In fast-growing Riverside County, middle-class flight to the suburbs lofted African-American median household income up 47% to an inflation-adjusted $29,105, almost double the growth rate for Anglos.

By 1989, African-Americans in Riverside County were closer to economic parity with whites than blacks anywhere else in Southern California, with the typical African-American household earning about 85 cents for every dollar brought in by a typical white household. Just 10 years prior, that figure was only about 72 cents--on the lower end of the regional parity spectrum.

The gains paralleled a trend in the western United States, where median household income for blacks rose from about 68 cents on a white dollar in 1979 to more than 75 cents in 1990 for every dollar of white median household income.

But among Latinos, the income gap widened in every Southern California county to the point where--comparing among individuals--a typical Latino in Los Angeles County now brings in 39 cents in per capita income for every dollar a typical Anglo earns.

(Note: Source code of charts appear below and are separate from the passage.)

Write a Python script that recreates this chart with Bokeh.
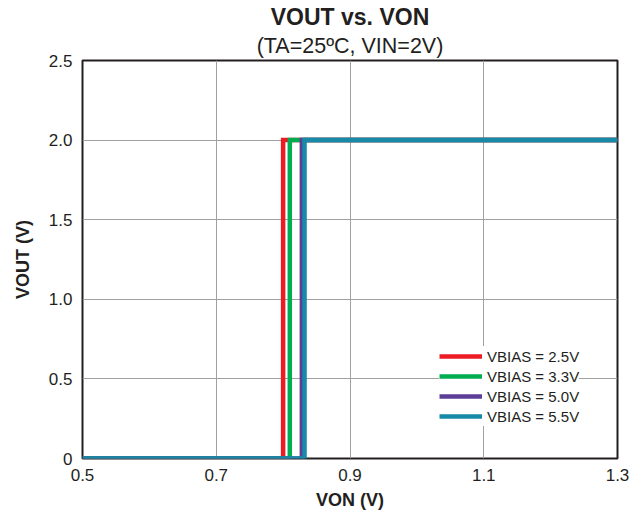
from bokeh.plotting import figure
from bokeh.models import (Range1d, FixedTicker, CustomJSTickFormatter, Title, Legend, LegendItem)
from bokeh.embed import file_html
from bokeh.resources import INLINE

# ---- data ----
series_names = ["VBIAS = 2.5V", "VBIAS = 3.3V", "VBIAS = 5.0V", "VBIAS = 5.5V"]
series_colors = ["#ED1C24", "#00AD50", "#5C3E97", "#178AA7"]
von_threshold = [0.800, 0.810, 0.828, 0.832]
von_start = 0.5
von_end = 1.3
vout_low = 0.0
vout_high = 2.0
x_ticks = [0.5, 0.7, 0.9, 1.1, 1.3]
y_ticks = [0.0, 0.5, 1.0, 1.5, 2.0, 2.5]

FONT = "Liberation Sans"
TXT = "#231F20"

p = figure(width=633, height=512, output_backend="svg", toolbar_location=None,
           x_range=Range1d(0.5, 1.3), y_range=Range1d(0, 2.5),
           min_border_left=82, min_border_right=16, min_border_top=60, min_border_bottom=54)
p.title = None

sub = Title(text="(TA=25ºC, VIN=2V)", align="center", text_font=FONT,
            text_font_size="21.5px", text_font_style="normal", text_color=TXT,
            standoff=5, offset=0)
main = Title(text="VOUT vs. VON", align="center", text_font=FONT,
             text_font_size="23px", text_font_style="bold", text_color=TXT,
             standoff=0, offset=0)
p.add_layout(sub, "above")
p.add_layout(main, "above")

p.outline_line_color = "#231F20"
p.outline_line_width = 2
p.background_fill_color = "white"
p.border_fill_color = "white"

for ax in (p.xaxis[0], p.yaxis[0]):
    ax.axis_line_color = None
    ax.major_tick_line_color = None
    ax.minor_tick_line_color = None
    ax.major_tick_in = 0
    ax.major_tick_out = 0
    ax.major_label_text_font = FONT
    ax.major_label_text_font_size = "17px"
    ax.major_label_text_color = TXT
    ax.axis_label_text_font = FONT
    ax.axis_label_text_font_size = "18px"
    ax.axis_label_text_font_style = "bold"
    ax.axis_label_text_color = TXT

p.xaxis.ticker = FixedTicker(ticks=x_ticks)
p.yaxis.ticker = FixedTicker(ticks=y_ticks)
p.xaxis.formatter = CustomJSTickFormatter(code="return tick.toFixed(1);")
p.yaxis.formatter = CustomJSTickFormatter(code="return Math.abs(tick) < 1e-9 ? '0' : tick.toFixed(1);")
p.xaxis.axis_label = "VON (V)"
p.yaxis.axis_label = "VOUT (V)"
p.xaxis.major_label_standoff = 10
p.yaxis.major_label_standoff = 10
p.xaxis.axis_label_standoff = 6
p.yaxis.axis_label_standoff = 13

p.xgrid.ticker = FixedTicker(ticks=x_ticks)
p.ygrid.ticker = FixedTicker(ticks=y_ticks)
p.xgrid.grid_line_color = "#A0A0A0"
p.ygrid.grid_line_color = "#A0A0A0"
p.xgrid.grid_line_width = 1
p.ygrid.grid_line_width = 1

items = []
for name, color, t in zip(series_names, series_colors, von_threshold):
    xs = [von_start, t, t, von_end]
    ys = [vout_low, vout_low, vout_high, vout_high]
    r = p.line(xs, ys, line_color=color, line_width=4.5, line_join="miter")
    items.append(LegendItem(label=name, renderers=[r]))

legend = Legend(items=items, location=(357, 32), border_line_color=None,
                background_fill_color="white", background_fill_alpha=1.0,
                label_text_font=FONT, label_text_font_size="15px", label_text_color=TXT,
                glyph_width=43, glyph_height=20, label_height=20, spacing=0,
                padding=6, margin=0, label_standoff=5)
p.add_layout(legend, "center")

open("out.html", "w").write(file_html(p, INLINE))
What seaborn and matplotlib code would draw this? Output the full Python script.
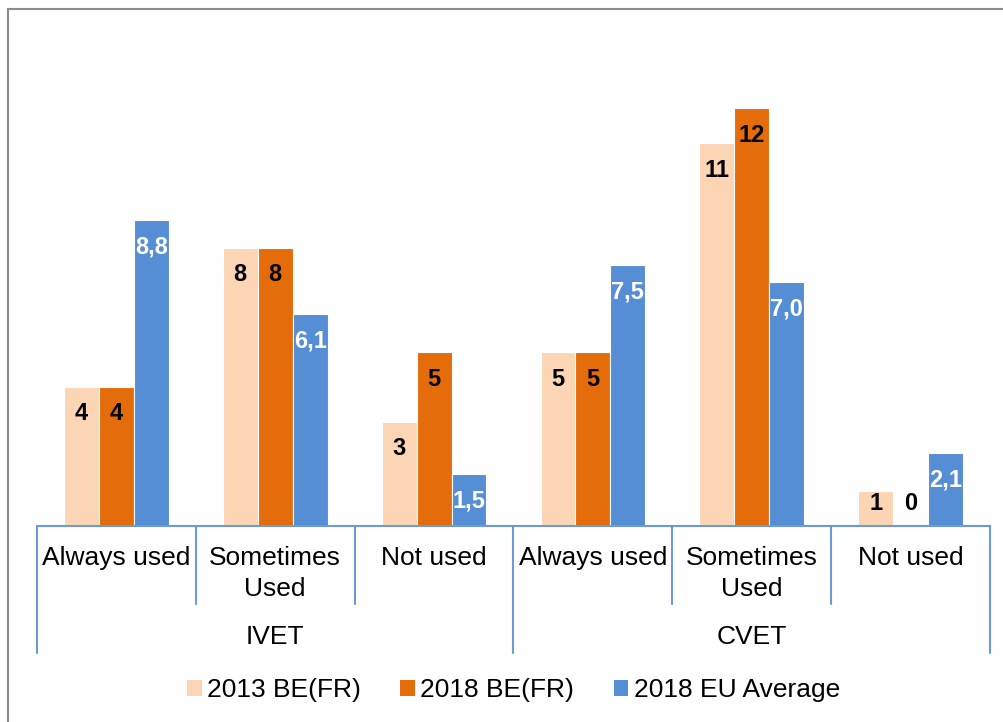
import matplotlib
matplotlib.use("Agg")
import matplotlib.pyplot as plt
import seaborn as sns
import pandas as pd
from matplotlib.patches import Patch, Rectangle
from matplotlib.lines import Line2D
import matplotlib.transforms as mtransforms

groups = ["IVET", "CVET"]
categories = ["Always used", "Sometimes\nUsed", "Not used"]
series = ["2013 BE(FR)", "2018 BE(FR)", "2018 EU Average"]
values_2013 = [4, 8, 3, 5, 11, 1]
values_2018 = [4, 8, 5, 5, 12, 0]
values_eu = [8.8, 6.1, 1.5, 7.5, 7.0, 2.1]
colors = ["#FCD5B5", "#E46C0A", "#558ED5"]
label_colors = ["black", "black", "white"]
decimals = [0, 0, 1]

keys = [f"{g}|{c}" for g in groups for c in categories]
rows = []
for s, vals in zip(series, [values_2013, values_2018, values_eu]):
    for k, v in zip(keys, vals):
        rows.append({"key": k, "series": s, "value": v})
df = pd.DataFrame(rows)

sns.set_theme(style="white")
plt.rcParams["font.family"] = ["Liberation Sans", "DejaVu Sans"]
plt.rcParams["text.color"] = "black"

fig = plt.figure(figsize=(10.04, 7.22), dpi=100)
W, H = 1004, 722
ax_left, ax_right = 37 / W, 990 / W
ax_bottom = 1 - 526 / H
ax_top = 1 - 38.8 / H
ax = fig.add_axes([ax_left, ax_bottom, ax_right - ax_left, ax_top - ax_bottom])

sns.barplot(data=df, x="key", y="value", hue="series", order=keys,
            hue_order=series, palette=colors, width=0.66, ax=ax,
            edgecolor="white", linewidth=0.8, saturation=1, legend=False)

ax.set_ylim(0, 14)
ax.set_xlim(-0.5, len(keys) - 0.5)
ax.set_xlabel("")
ax.set_ylabel("")
ax.set_yticks([])
for sp in ["left", "right", "top"]:
    ax.spines[sp].set_visible(False)
axis_color = "#6A9BD8"
ax.spines["bottom"].set_color(axis_color)
ax.spines["bottom"].set_linewidth(1.5)

FS = 19

# category tick labels
ax.set_xticks(range(len(keys)))
ax.set_xticklabels(categories * len(groups), fontsize=FS, color="black",
                   linespacing=1.35)
ax.tick_params(axis="x", length=0, pad=14.5)

# data labels
px_per_unit = (526 - 38.8) / 14
for i, cont in enumerate(ax.containers):
    for patch, v in zip(cont.patches, df[df.series == series[i]]["value"]):
        xc = patch.get_x() + patch.get_width() / 2
        y = max(v - 27 / px_per_unit, 23 / px_per_unit)
        txt = f"{v:.{decimals[i]}f}".replace(".", ",")
        col = label_colors[i] if v > 0 else "black"
        ax.text(xc, y, txt, ha="center", va="center", fontsize=17,
                fontweight="bold", color=col)

# separators and group labels
trans = mtransforms.blended_transform_factory(ax.transData, ax.transAxes)
ah = 526 - 38.8
short_y = -(604 - 526) / ah
long_y = -(653 - 526) / ah
n = len(categories)
for j in range(len(keys) + 1):
    xb = j - 0.5
    yb = long_y if j % n == 0 else short_y
    ax.add_line(Line2D([xb, xb], [0, yb], transform=trans, color=axis_color,
                       lw=1.5, clip_on=False))
for gi, g in enumerate(groups):
    xc = gi * n + (n - 1) / 2
    ax.text(xc, -(637 - 526) / ah, g, transform=trans, ha="center",
            va="center", fontsize=FS, color="black")

# legend
handles = [Patch(facecolor=c, edgecolor="none") for c in colors]
leg = fig.legend(handles, series, loc="center", ncol=3,
                 bbox_to_anchor=((ax_left + ax_right) / 2, 1 - 690 / H),
                 frameon=False, fontsize=FS, handlelength=0.55,
                 handleheight=0.55, handletextpad=0.2, columnspacing=1.5)
for t in leg.get_texts():
    t.set_color("black")

# outer border
fig.patches.append(Rectangle((8 / W, -0.1), 1.2, 1 - 9 / H + 0.1,
                             transform=fig.transFigure, fill=False,
                             edgecolor="#8C8C8C", linewidth=1.5))

fig.savefig("out.png", dpi=100)
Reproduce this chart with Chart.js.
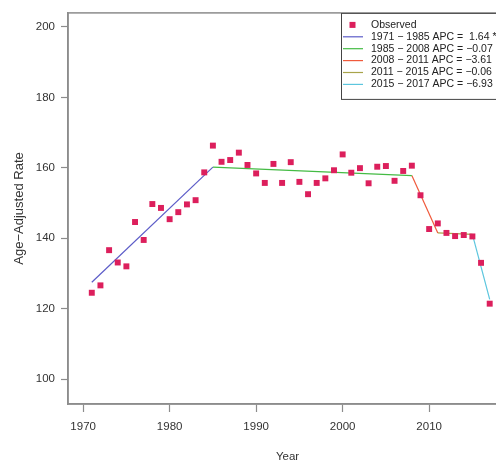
<!DOCTYPE html>
<html>
<head>
<meta charset="utf-8">
<script src="https://cdn.jsdelivr.net/npm/chart.js@4.4.0/dist/chart.umd.min.js"></script>
<style>
  html, body { margin: 0; padding: 0; background: #fff; overflow: hidden; }
  #wrap { width: 520px; height: 464px; }
</style>
</head>
<body>
<div id="wrap"><canvas id="myChart" width="520" height="464"></canvas></div>
<script>
// Observed age-adjusted rates
const years = [1971, 1972, 1973, 1974, 1975, 1976, 1977, 1978, 1979, 1980,
               1981, 1982, 1983, 1984, 1985, 1986, 1987, 1988, 1989, 1990,
               1991, 1992, 1993, 1994, 1995, 1996, 1997, 1998, 1999, 2000,
               2001, 2002, 2003, 2004, 2005, 2006, 2007, 2008, 2009, 2010,
               2011, 2012, 2013, 2014, 2015, 2016, 2017];
const observed = [124.5, 126.6, 136.6, 133.1, 132.0, 144.6, 139.5, 149.7, 148.6, 145.4,
                  147.4, 149.6, 150.8, 158.7, 166.3, 161.7, 162.2, 164.3, 160.8, 158.4,
                  155.7, 161.1, 155.7, 161.6, 156.0, 152.5, 155.7, 157.0, 159.3, 163.8,
                  158.6, 159.9, 155.6, 160.3, 160.5, 156.3, 159.1, 160.6, 152.2, 142.6,
                  144.2, 141.5, 140.6, 140.9, 140.5, 133.0, 121.4];

// Joinpoint fit: segment end years and fitted values
const joinYears = [1971, 1985, 2008, 2011, 2015, 2017];
const joinFit = [127.5, 160.2, 157.8, 141.5, 141.1, 122.6];
const segLabels = [
  '1971 \u2212 1985 APC =  1.64 *',
  '1985 \u2212 2008 APC = \u22120.07',
  '2008 \u2212 2011 APC = \u22123.61',
  '2011 \u2212 2015 APC = \u22120.06',
  '2015 \u2212 2017 APC = \u22126.93'
];
const segColors = ['#5c5cc8', '#44bb44', '#f05a3c', '#a8a44a', '#5cc6de'];
const yTicks = [100, 120, 140, 160, 180, 200];
const xTicks = [1970, 1980, 1990, 2000, 2010];

const axisGray = '#8c8c8c';
const pointColor = '#dc1f5c';

const datasets = [{
    label: 'Observed',
    data: years.map((y, i) => ({ x: y, y: observed[i] })),
    showLine: false,
    pointStyle: 'rect',
    pointRadius: 4.2,
    pointBorderWidth: 0,
    backgroundColor: pointColor,
    borderColor: pointColor,
    order: 0
}];
segLabels.forEach((lab, i) => {
    datasets.push({
        label: lab,
        data: [{ x: joinYears[i], y: joinFit[i] }, { x: joinYears[i + 1], y: joinFit[i + 1] }],
        showLine: true,
        borderColor: segColors[i],
        borderWidth: 1.2,
        pointRadius: 0,
        order: 1
    });
});

// box round the plot area (top and right sides)
const boxPlugin = {
    id: 'box',
    afterDraw(chart) {
        const { ctx, chartArea: a } = chart;
        ctx.save();
        ctx.strokeStyle = axisGray;
        ctx.lineWidth = 1.5;
        ctx.strokeRect(a.left, a.top, a.right - a.left, a.bottom - a.top);
        ctx.restore();
    }
};

// R-style legend box in the top right corner
const legendPlugin = {
    id: 'rlegend',
    afterDraw(chart) {
        const { ctx, chartArea: a } = chart;
        const x0 = 341, y0 = a.top, rowH = 11.9, h = 86;
        ctx.save();
        ctx.fillStyle = '#fff';
        ctx.fillRect(x0, y0, a.right - x0, h);
        ctx.strokeStyle = '#444';
        ctx.lineWidth = 1;
        ctx.strokeRect(x0 + 0.5, y0 + 0.5, a.right - x0, h);
        ctx.font = '10.5px "Liberation Sans", Arial, sans-serif';
        ctx.textBaseline = 'middle';
        ctx.fillStyle = '#222';
        chart.data.datasets.forEach((ds, i) => {
            const cy = y0 + 12 + i * rowH;
            if (i === 0) {
                ctx.fillStyle = pointColor;
                ctx.fillRect(349.5, cy - 3, 6, 6);
            } else {
                ctx.strokeStyle = ds.borderColor;
                ctx.lineWidth = 1.2;
                ctx.beginPath();
                ctx.moveTo(343, cy);
                ctx.lineTo(363, cy);
                ctx.stroke();
            }
            ctx.fillStyle = '#222';
            ctx.fillText(ds.label, 371, cy);
        });
        ctx.restore();
    }
};

const ctx = document.getElementById('myChart').getContext('2d');
const myChart = new Chart(ctx, {
    type: 'scatter',
    data: { datasets: datasets },
    options: {
        responsive: false,
        animation: false,
        layout: { padding: { top: 11, right: 13, left: 0, bottom: 0 } },
        plugins: {
            legend: { display: false },
            tooltip: { enabled: false }
        },
        scales: {
            x: {
                type: 'linear',
                min: 1968.25,
                max: 2019,
                afterFit: s => { s.height = 60; },
                afterBuildTicks: s => { s.ticks = xTicks.map(v => ({ value: v })); },
                ticks: {
                    color: '#333',
                    font: { family: '"Liberation Sans", Arial, sans-serif', size: 11.5 },
                    padding: 8,
                    maxRotation: 0,
                    callback: v => String(v)
                },
                grid: { drawOnChartArea: false, drawTicks: true, tickLength: 8, tickColor: axisGray, tickWidth: 1.2 },
                border: { display: true, color: axisGray, width: 1.5 },
                title: {
                    display: true,
                    text: 'Year',
                    color: '#333',
                    font: { family: '"Liberation Sans", Arial, sans-serif', size: 11.5 },
                    padding: { top: 0, bottom: 0 }
                }
            },
            y: {
                min: 92.9,
                max: 204,
                afterFit: s => { s.width = 68; },
                afterBuildTicks: s => { s.ticks = yTicks.map(v => ({ value: v })); },
                ticks: {
                    color: '#333',
                    font: { family: '"Liberation Sans", Arial, sans-serif', size: 11.5 },
                    padding: 6
                },
                grid: { drawOnChartArea: false, drawTicks: true, tickLength: 7, tickColor: axisGray, tickWidth: 1.2 },
                border: { display: true, color: axisGray, width: 1.5 },
                title: {
                    display: true,
                    text: 'Age\u2212Adjusted Rate',
                    color: '#333',
                    font: { family: '"Liberation Sans", Arial, sans-serif', size: 13 },
                    padding: { top: 12, bottom: 0 }
                }
            }
        }
    },
    plugins: [boxPlugin, legendPlugin]
});
</script>
</body>
</html>
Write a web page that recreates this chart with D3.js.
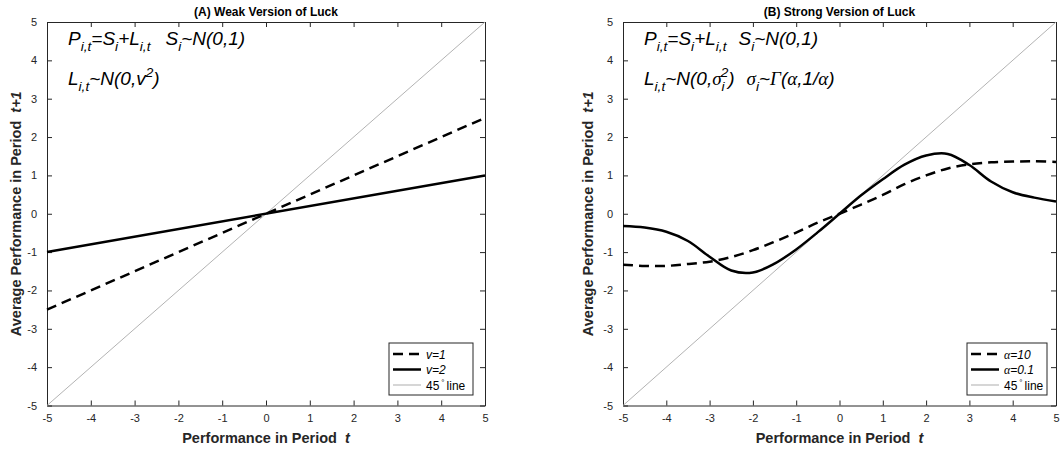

Even the relative affluence enjoyed by Asian-Americans overall was eroded during the 1980s in Los Angeles and Orange counties--possibly, say Johnson and other demographers, because of movement by wealthier Asian-Americans into outlying counties. That outward migration was coupled, the experts say, with an influx of poorer immigrants--some of whom may have had difficulty translating education in their homelands into financial success here.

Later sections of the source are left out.